Le Thing, dans la tradition germano-scandinave était une « assemblée de gens libres d’un pays, d’une province ou d’une subdivision administrative [5] ».
Parmi d’autres exemples contemporains de mouvements ou d’expériences politiques se réclamant de la démocratie directe, on trouve :

  • les réunions communales (town meetings) de la Nouvelle-Angleterre aux États-Unis (1620 - jusqu’à nos jours)
  • la Commune de Paris (1871),
  • les soviets de Russie (1905 et 1917 à 1921),
  • les conseils ouvriers en Allemagne et en Italie (1918-1920),
  • les communautés libertaires espagnoles (1936),
  • les conseils ouvriers hongrois (1956),
  • le mouvement de mai 1968 en France,
  • les néozapatistes (EZLN) au Mexique (1994 – jusqu’à nos jours) [6]
    Enfin, on pourrait également citer le cas de la Suisse qui a institutionnalisé le recours et l’usage aux référendums d’initiative populaire.
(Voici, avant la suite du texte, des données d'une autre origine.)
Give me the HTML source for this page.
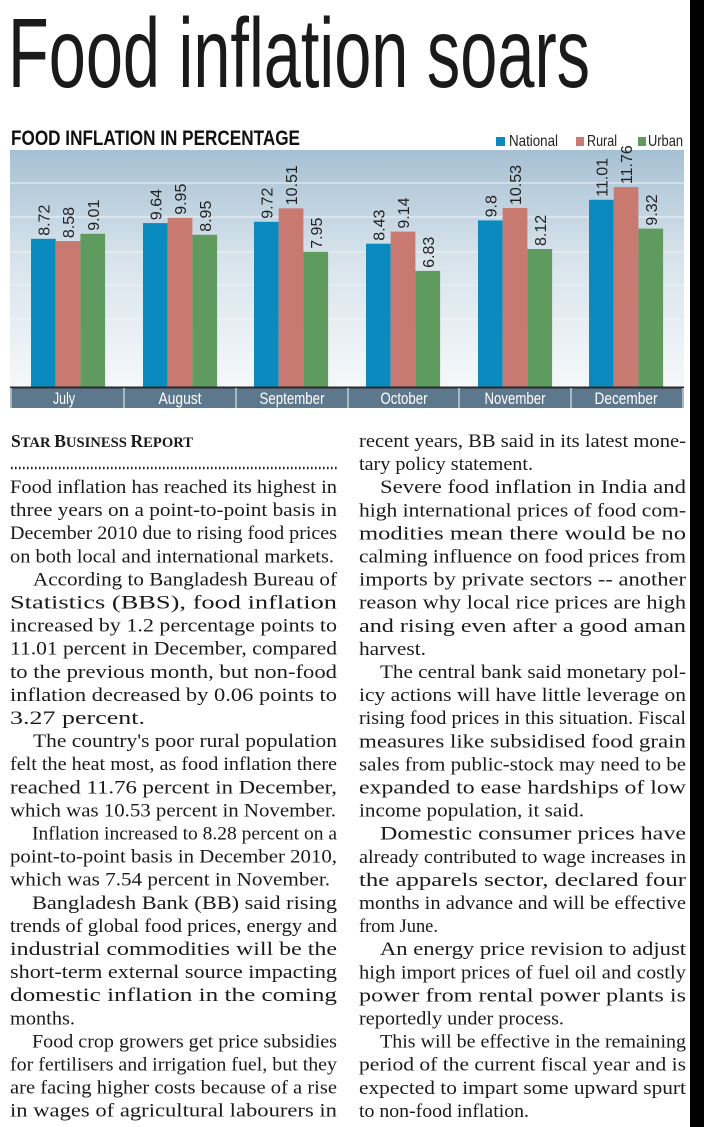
<!DOCTYPE html>
<html><head><meta charset="utf-8"><style>
html,body{margin:0;padding:0;background:#fff;width:704px;height:1127px;overflow:hidden}
svg{display:block}
.b{font-family:"Liberation Serif",serif;font-size:19px;fill:#1a1a1a}
.v{font-family:"Liberation Sans",sans-serif;font-size:16px;fill:#222}
.m{font-family:"Liberation Sans Narrow","Liberation Sans",sans-serif;font-size:17px;fill:#fff}
</style></head><body>
<svg width="704" height="1127" viewBox="0 0 704 1127" xmlns="http://www.w3.org/2000/svg">
<defs>
<linearGradient id="bg" x1="0" y1="0" x2="0" y2="1">
<stop offset="0" stop-color="#a6c0d3"/><stop offset="0.45" stop-color="#d7e3eb"/><stop offset="1" stop-color="#f5f8fa"/>
</linearGradient>
</defs>
<rect x="690" y="0" width="14" height="1127" fill="#000"/>
<text x="8" y="87" font-family="Liberation Sans Narrow, Liberation Sans, sans-serif" font-size="98" fill="#1a1a1a" textLength="582" lengthAdjust="spacingAndGlyphs">Food inflation soars</text>
<text x="11" y="145" font-family="Liberation Sans Narrow, Liberation Sans, sans-serif" font-weight="bold" font-size="21" fill="#111" textLength="289" lengthAdjust="spacingAndGlyphs">FOOD INFLATION IN PERCENTAGE</text>
<rect x="496" y="137" width="9" height="9" fill="#0a8bbf"/>
<text x="509" y="146" font-family="Liberation Sans Narrow, Liberation Sans, sans-serif" font-size="16" fill="#222" textLength="49" lengthAdjust="spacingAndGlyphs">National</text>
<rect x="576" y="137" width="8" height="9" fill="#c97a70"/>
<text x="587" y="146" font-family="Liberation Sans Narrow, Liberation Sans, sans-serif" font-size="16" fill="#222" textLength="30" lengthAdjust="spacingAndGlyphs">Rural</text>
<rect x="638" y="137" width="8" height="9" fill="#5f9a5e"/>
<text x="648" y="146" font-family="Liberation Sans Narrow, Liberation Sans, sans-serif" font-size="16" fill="#222" textLength="35" lengthAdjust="spacingAndGlyphs">Urban</text>
<rect x="10" y="150" width="674" height="238" fill="url(#bg)"/>
<g stroke="#eef3f6" stroke-width="1">
<line x1="10" y1="183" x2="684" y2="183"/><line x1="10" y1="217" x2="684" y2="217"/><line x1="10" y1="252" x2="684" y2="252"/><line x1="10" y1="285" x2="684" y2="285"/><line x1="10" y1="319" x2="684" y2="319"/><line x1="10" y1="353" x2="684" y2="353"/>
</g>
<g>
<rect x="31" y="238.8" width="24.7" height="148.2" fill="#0a8bbf"/><rect x="55.7" y="241.1" width="24.7" height="145.9" fill="#c97a70"/><rect x="80.4" y="233.8" width="24.7" height="153.2" fill="#5f9a5e"/>
<rect x="143" y="223.1" width="24.7" height="163.9" fill="#0a8bbf"/><rect x="167.7" y="217.8" width="24.7" height="169.2" fill="#c97a70"/><rect x="192.4" y="234.8" width="24.7" height="152.2" fill="#5f9a5e"/>
<rect x="254" y="221.8" width="24.7" height="165.2" fill="#0a8bbf"/><rect x="278.7" y="208.3" width="24.7" height="178.7" fill="#c97a70"/><rect x="303.4" y="251.8" width="24.7" height="135.2" fill="#5f9a5e"/>
<rect x="366" y="243.7" width="24.7" height="143.3" fill="#0a8bbf"/><rect x="390.7" y="231.6" width="24.7" height="155.4" fill="#c97a70"/><rect x="415.4" y="270.9" width="24.7" height="116.1" fill="#5f9a5e"/>
<rect x="478" y="220.4" width="24.7" height="166.6" fill="#0a8bbf"/><rect x="502.7" y="208" width="24.7" height="179" fill="#c97a70"/><rect x="527.4" y="249" width="24.7" height="138" fill="#5f9a5e"/>
<rect x="589" y="199.8" width="24.7" height="187.2" fill="#0a8bbf"/><rect x="613.7" y="187.1" width="24.7" height="199.9" fill="#c97a70"/><rect x="638.4" y="228.6" width="24.7" height="158.4" fill="#5f9a5e"/>
</g>
<g class="v">
<text transform="translate(49.4,235.8) rotate(-90)">8.72</text>
<text transform="translate(74.1,238.1) rotate(-90)">8.58</text>
<text transform="translate(98.8,230.8) rotate(-90)">9.01</text>
<text transform="translate(161.4,220.1) rotate(-90)">9.64</text>
<text transform="translate(186.1,214.8) rotate(-90)">9.95</text>
<text transform="translate(210.8,231.8) rotate(-90)">8.95</text>
<text transform="translate(272.4,218.8) rotate(-90)">9.72</text>
<text transform="translate(297.1,205.3) rotate(-90)">10.51</text>
<text transform="translate(321.8,248.8) rotate(-90)">7.95</text>
<text transform="translate(384.4,240.7) rotate(-90)">8.43</text>
<text transform="translate(409.1,228.6) rotate(-90)">9.14</text>
<text transform="translate(433.8,267.9) rotate(-90)">6.83</text>
<text transform="translate(496.4,217.4) rotate(-90)">9.8</text>
<text transform="translate(521.1,205) rotate(-90)">10.53</text>
<text transform="translate(545.8,246) rotate(-90)">8.12</text>
<text transform="translate(607.4,196.8) rotate(-90)">11.01</text>
<text transform="translate(632.1,184.1) rotate(-90)">11.76</text>
<text transform="translate(656.8,225.6) rotate(-90)">9.32</text>
</g>
<rect x="10" y="388" width="674" height="20" fill="#5d778d"/>
<line x1="10" y1="387.5" x2="684" y2="387.5" stroke="#2b2b2b" stroke-width="2"/>
<g stroke="#c3cdd6" stroke-width="1.5">
<line x1="11" y1="388" x2="11" y2="408"/><line x1="124" y1="388" x2="124" y2="408"/><line x1="236" y1="388" x2="236" y2="408"/><line x1="348" y1="388" x2="348" y2="408"/><line x1="459" y1="388" x2="459" y2="408"/><line x1="571" y1="388" x2="571" y2="408"/><line x1="683" y1="388" x2="683" y2="408"/>
</g>
<g class="m" text-anchor="middle">
<text x="64" y="404" textLength="22" lengthAdjust="spacingAndGlyphs">July</text>
<text x="180" y="404" textLength="43" lengthAdjust="spacingAndGlyphs">August</text>
<text x="292" y="404" textLength="65" lengthAdjust="spacingAndGlyphs">September</text>
<text x="404" y="404" textLength="47" lengthAdjust="spacingAndGlyphs">October</text>
<text x="515" y="404" textLength="61" lengthAdjust="spacingAndGlyphs">November</text>
<text x="626" y="404" textLength="63" lengthAdjust="spacingAndGlyphs">December</text>
</g>
<text x="11" y="447" font-family="Liberation Serif, serif" font-weight="bold" font-size="15" fill="#1a1a1a" textLength="182" lengthAdjust="spacingAndGlyphs"><tspan font-size="18">S</tspan>TAR <tspan font-size="18">B</tspan>USINESS <tspan font-size="18">R</tspan>EPORT</text>
<line x1="11" y1="468" x2="337" y2="468" stroke="#222" stroke-width="2.5" stroke-dasharray="1.6 2.4"/>
<g class="b">
<text x="10" y="493" textLength="327" lengthAdjust="spacingAndGlyphs">Food inflation has reached its highest in</text>
<text x="10" y="516.1" textLength="327" lengthAdjust="spacingAndGlyphs">three years on a point-to-point basis in</text>
<text x="10" y="539.2" textLength="327" lengthAdjust="spacingAndGlyphs">December 2010 due to rising food prices</text>
<text x="10" y="562.3" textLength="324" lengthAdjust="spacingAndGlyphs">on both local and international markets.</text>
<text x="33" y="585.4" textLength="304" lengthAdjust="spacingAndGlyphs">According to Bangladesh Bureau of</text>
<text x="10" y="608.5" textLength="327" lengthAdjust="spacingAndGlyphs">Statistics (BBS), food inflation</text>
<text x="10" y="631.6" textLength="327" lengthAdjust="spacingAndGlyphs">increased by 1.2 percentage points to</text>
<text x="10" y="654.7" textLength="327" lengthAdjust="spacingAndGlyphs">11.01 percent in December, compared</text>
<text x="10" y="677.8" textLength="327" lengthAdjust="spacingAndGlyphs">to the previous month, but non-food</text>
<text x="10" y="700.9" textLength="327" lengthAdjust="spacingAndGlyphs">inflation decreased by 0.06 points to</text>
<text x="10" y="724" textLength="135" lengthAdjust="spacingAndGlyphs">3.27 percent.</text>
<text x="33" y="747.1" textLength="304" lengthAdjust="spacingAndGlyphs">The country's poor rural population</text>
<text x="10" y="770.2" textLength="327" lengthAdjust="spacingAndGlyphs">felt the heat most, as food inflation there</text>
<text x="10" y="793.3" textLength="327" lengthAdjust="spacingAndGlyphs">reached 11.76 percent in December,</text>
<text x="10" y="816.4" textLength="326" lengthAdjust="spacingAndGlyphs">which was 10.53 percent in November.</text>
<text x="32" y="839.5" textLength="305" lengthAdjust="spacingAndGlyphs">Inflation increased to 8.28 percent on a</text>
<text x="10" y="862.6" textLength="327" lengthAdjust="spacingAndGlyphs">point-to-point basis in December 2010,</text>
<text x="10" y="885.7" textLength="320" lengthAdjust="spacingAndGlyphs">which was 7.54 percent in November.</text>
<text x="32" y="908.8" textLength="305" lengthAdjust="spacingAndGlyphs">Bangladesh Bank (BB) said rising</text>
<text x="10" y="931.9" textLength="327" lengthAdjust="spacingAndGlyphs">trends of global food prices, energy and</text>
<text x="10" y="955" textLength="327" lengthAdjust="spacingAndGlyphs">industrial commodities will be the</text>
<text x="10" y="978.1" textLength="327" lengthAdjust="spacingAndGlyphs">short-term external source impacting</text>
<text x="10" y="1001.2" textLength="327" lengthAdjust="spacingAndGlyphs">domestic inflation in the coming</text>
<text x="10" y="1024.3" textLength="65" lengthAdjust="spacingAndGlyphs">months.</text>
<text x="32" y="1047.4" textLength="305" lengthAdjust="spacingAndGlyphs">Food crop growers get price subsidies</text>
<text x="10" y="1070.5" textLength="327" lengthAdjust="spacingAndGlyphs">for fertilisers and irrigation fuel, but they</text>
<text x="10" y="1093.6" textLength="327" lengthAdjust="spacingAndGlyphs">are facing higher costs because of a rise</text>
<text x="10" y="1116.7" textLength="327" lengthAdjust="spacingAndGlyphs">in wages of agricultural labourers in</text>

<text x="359" y="447" textLength="327" lengthAdjust="spacingAndGlyphs">recent years, BB said in its latest mone-</text>
<text x="359" y="470.1" textLength="174" lengthAdjust="spacingAndGlyphs">tary policy statement.</text>
<text x="380" y="493.2" textLength="306" lengthAdjust="spacingAndGlyphs">Severe food inflation in India and</text>
<text x="359" y="516.3" textLength="327" lengthAdjust="spacingAndGlyphs">high international prices of food com-</text>
<text x="359" y="539.4" textLength="327" lengthAdjust="spacingAndGlyphs">modities mean there would be no</text>
<text x="359" y="562.5" textLength="327" lengthAdjust="spacingAndGlyphs">calming influence on food prices from</text>
<text x="359" y="585.6" textLength="327" lengthAdjust="spacingAndGlyphs">imports by private sectors -- another</text>
<text x="359" y="608.7" textLength="327" lengthAdjust="spacingAndGlyphs">reason why local rice prices are high</text>
<text x="359" y="631.8" textLength="327" lengthAdjust="spacingAndGlyphs">and rising even after a good aman</text>
<text x="359" y="654.9" textLength="67" lengthAdjust="spacingAndGlyphs">harvest.</text>
<text x="380" y="678" textLength="306" lengthAdjust="spacingAndGlyphs">The central bank said monetary pol-</text>
<text x="359" y="701.1" textLength="327" lengthAdjust="spacingAndGlyphs">icy actions will have little leverage on</text>
<text x="359" y="724.2" textLength="327" lengthAdjust="spacingAndGlyphs">rising food prices in this situation. Fiscal</text>
<text x="359" y="747.3" textLength="327" lengthAdjust="spacingAndGlyphs">measures like subsidised food grain</text>
<text x="359" y="770.4" textLength="327" lengthAdjust="spacingAndGlyphs">sales from public-stock may need to be</text>
<text x="359" y="793.5" textLength="327" lengthAdjust="spacingAndGlyphs">expanded to ease hardships of low</text>
<text x="359" y="816.6" textLength="225" lengthAdjust="spacingAndGlyphs">income population, it said.</text>
<text x="380" y="839.7" textLength="306" lengthAdjust="spacingAndGlyphs">Domestic consumer prices have</text>
<text x="359" y="862.8" textLength="327" lengthAdjust="spacingAndGlyphs">already contributed to wage increases in</text>
<text x="359" y="885.9" textLength="327" lengthAdjust="spacingAndGlyphs">the apparels sector, declared four</text>
<text x="359" y="909" textLength="327" lengthAdjust="spacingAndGlyphs">months in advance and will be effective</text>
<text x="359" y="932.1" textLength="79" lengthAdjust="spacingAndGlyphs">from June.</text>
<text x="380" y="955.2" textLength="306" lengthAdjust="spacingAndGlyphs">An energy price revision to adjust</text>
<text x="359" y="978.3" textLength="327" lengthAdjust="spacingAndGlyphs">high import prices of fuel oil and costly</text>
<text x="359" y="1001.4" textLength="327" lengthAdjust="spacingAndGlyphs">power from rental power plants is</text>
<text x="359" y="1024.5" textLength="205" lengthAdjust="spacingAndGlyphs">reportedly under process.</text>
<text x="380" y="1047.6" textLength="306" lengthAdjust="spacingAndGlyphs">This will be effective in the remaining</text>
<text x="359" y="1070.7" textLength="327" lengthAdjust="spacingAndGlyphs">period of the current fiscal year and is</text>
<text x="359" y="1093.8" textLength="327" lengthAdjust="spacingAndGlyphs">expected to impart some upward spurt</text>
<text x="359" y="1116.9" textLength="170" lengthAdjust="spacingAndGlyphs">to non-food inflation.</text>
</g>
</svg>
</body></html>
Historique de la définition et de sa diffusion

D’une certaine manière, on peut considérer que, de l’Antiquité à l’avènement du féodalisme et de l’absolutisme, des clans, des groupes sociaux et des bourgs avaient principalement recours à des modalités de démocratie directe dans l’organisation de leur fonctionnement collectif.
Sous l’Ancien Régime, les classes dirigeantes, ne prêtant guère de crédit à la participation du peuple aux décisions, lui confisquent l’exercice direct de sa propre souveraineté, suscitant les mouvements de révolution au XVIIIème siècle.
Les idées des Lumières viennent réactualiser la référence à la démocratie directe, notamment en la personne de Jean-Jacques Rousseau et de son concept de « souveraineté populaire » : « La souveraineté ne peut être représentée, par la même raison qu’elle ne peut être aliénée ; elle consiste essentiellement dans la volonté générale et la volonté générale ne se représente point. [...] Les députés du peuple ne sont donc ni ne peuvent être ses représentants, ils ne sont que ses commissaires ; ils ne peuvent rien conclure définitivement. Toute loi que le Peuple en personne n’a pas ratifiée est nulle ; ce n’est point une loi ». [7].
Pourtant, nombreux sont ceux qui estiment que les mécanismes de démocratie directe ne sont applicables qu’à des territoires restreints, à faible densité de population et de structure sociale homogène. La construction des États démocratiques moderne se fait donc davantage sur le modèle de démocratie représentative, à la fin du XVIIIème siècle, à l’exception de la Suisse qui intègre des mécanismes de démocratie directe (au niveau fédéral, cantonal et local) dès 1848. Pour d’autres illustrations plus récentes de la notion, voir la section : Exemples.